A. This, to me, is a bit of a mystery. There’s certainly interest among students. There are many eminent historians who know about this. In England, there’s something called the Chichele Professorship of the History of War at All Souls College at Oxford, which is kind of the nirvana of academics. That’s held by a man of my vintage named Hew Strachan, and it’s one of the most prestigious academic posts in all of England. There’s nothing that compares to that here.

Q. Is there something about the American personality that makes us ignore war?

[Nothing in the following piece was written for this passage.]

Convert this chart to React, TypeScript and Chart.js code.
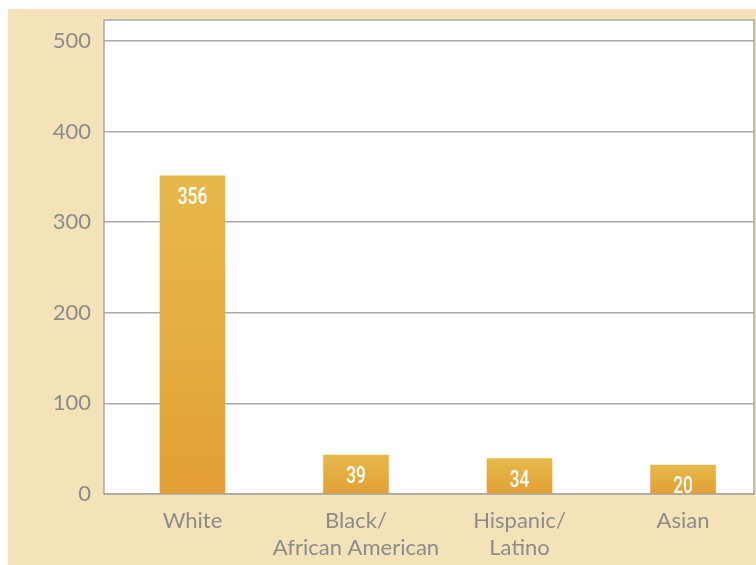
import { useEffect, useRef } from "react";
import { Chart, registerables } from "chart.js";

Chart.register(...registerables);

const categories: string[][] = [["White"], ["Black/", "African American"], ["Hispanic/", "Latino"], ["Asian"]];
// bar heights as drawn in the picture
const barHeights = [351, 43, 39, 32];
// numbers printed on the bars
const valueLabels = ["356", "39", "34", "20"];
const yTickValues = [0, 100, 200, 300, 400, 500];
const yMax = 523;

const AXIS_FONT = "Lato, 'Open Sans', 'DejaVu Sans', sans-serif";
const GRID = "#a9a9a9";
const TEXT = "#8c8c8c";

const panelPlugin = {
  id: "panel",
  beforeDraw(chart: any) {
    const { ctx, chartArea: a } = chart;
    if (!a) return;
    ctx.save();
    ctx.fillStyle = "#ffffff";
    ctx.fillRect(a.left, a.top, a.right - a.left, a.bottom - a.top);
    ctx.restore();
  },
  beforeDatasetsDraw(chart: any) {
    const { ctx, chartArea: a } = chart;
    ctx.save();
    ctx.strokeStyle = GRID;
    ctx.lineWidth = 1.5;
    ctx.strokeRect(a.left, a.top, a.right - a.left, a.bottom - a.top);
    ctx.restore();
  },
  afterDatasetsDraw(chart: any) {
    const { ctx } = chart;
    const meta = chart.getDatasetMeta(0);
    ctx.save();
    ctx.fillStyle = "#ffffff";
    ctx.font = "500 24px Roboto, 'DejaVu Sans', sans-serif";
    ctx.textAlign = "center";
    ctx.textBaseline = "middle";
    meta.data.forEach((el: any, i: number) => {
      ctx.save();
      ctx.translate(el.x, el.y + 22);
      ctx.scale(0.72, 1);
      ctx.fillText(valueLabels[i], 0, 0);
      ctx.restore();
    });
    ctx.restore();
  },
};

export default function App() {
  const ref = useRef<HTMLCanvasElement | null>(null);

  useEffect(() => {
    if (!ref.current) return;
    const chart = new Chart(ref.current, {
      type: "bar",
      data: {
        datasets: [
          {
            data: barHeights.map((v, i) => ({ x: i, y: v })),
            barThickness: 65,
            borderWidth: 0,
            backgroundColor: (c: any) => {
              const ch = c.chart;
              const ys = ch.scales && ch.scales.y;
              if (!ys || !ch.chartArea || c.dataIndex == null) return "#e4ab3f";
              const top = ys.getPixelForValue(barHeights[c.dataIndex]);
              const bot = ys.getPixelForValue(0);
              const g = ch.ctx.createLinearGradient(0, top, 0, bot);
              g.addColorStop(0, "#e7b94c");
              g.addColorStop(1, "#e29f35");
              return g;
            },
          },
        ],
      },
      options: {
        animation: false,
        responsive: true,
        maintainAspectRatio: false,
        devicePixelRatio: 1,
        layout: { padding: { left: 0, top: 11, right: 2, bottom: 0 } },
        plugins: { legend: { display: false }, tooltip: { enabled: false } },
        scales: {
          x: {
            type: "linear",
            offset: false,
            min: -0.541,
            max: 3.434,
            grid: { display: false, offset: false },
            border: { display: false },
            afterBuildTicks: (axis: any) => {
              axis.ticks = categories.map((_, i) => ({ value: i }));
            },
            afterFit: (s: any) => {
              s.height = 71;
              s.paddingLeft = 0;
              s.paddingRight = 0;
              s.paddingTop = 0;
              s.paddingBottom = 0;
            },
            ticks: {
              autoSkip: false,
              maxRotation: 0,
              padding: 6,
              color: TEXT,
              font: { family: AXIS_FONT, size: 22, lineHeight: 1.21 },
              callback: (v: any) => categories[Math.round(v)] ?? "",
            },
          },
          y: {
            type: "linear",
            min: 0,
            max: yMax,
            grid: { color: GRID, lineWidth: 1.5, drawTicks: false },
            border: { display: false },
            afterBuildTicks: (axis: any) => {
              axis.ticks = yTickValues.map((v) => ({ value: v }));
            },
            afterFit: (s: any) => {
              s.width = 96;
              s.paddingTop = 0;
              s.paddingBottom = 0;
              s.paddingLeft = 0;
              s.paddingRight = 0;
            },
            ticks: {
              padding: 13,
              color: TEXT,
              font: { family: AXIS_FONT, size: 22 },
            },
          },
        },
      },
      plugins: [panelPlugin],
    } as any);
    return () => chart.destroy();
  }, []);

  return (
    <div
      style={{
        position: "absolute",
        left: 8,
        top: 9,
        width: 748,
        height: 556,
        background: "#f4e3b9",
      }}
    >
      <canvas ref={ref} />
    </div>
  );
}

A. I think Americans are, by nature, intellectual, and we tend to think of war as either something like a disease, or a mistake, or we think it’s a pathology. And in fact, it may be all of those things. But after I started working with the military, I discovered a few things. One, there is the most extraordinary intellectual condescension. There’s an assumption that anyone who is in the military isn’t very smart, whereas my colleagues [in academia] are as smart as anyone. The other thing I have discovered is there is this suspicion that, because I study war, that I must be a person who has some sort of violent tendencies. To which I respond, “Have you ever met an oncologist?” Just across the road at the medical school they have buildings full of oncologists, studying cancer, which is basically just war on the body. It’s a ghastly thing. Do you think they sit around and say, “Well, my favorite cancer is Richter’s transformation—that one gets them in a couple weeks.” No.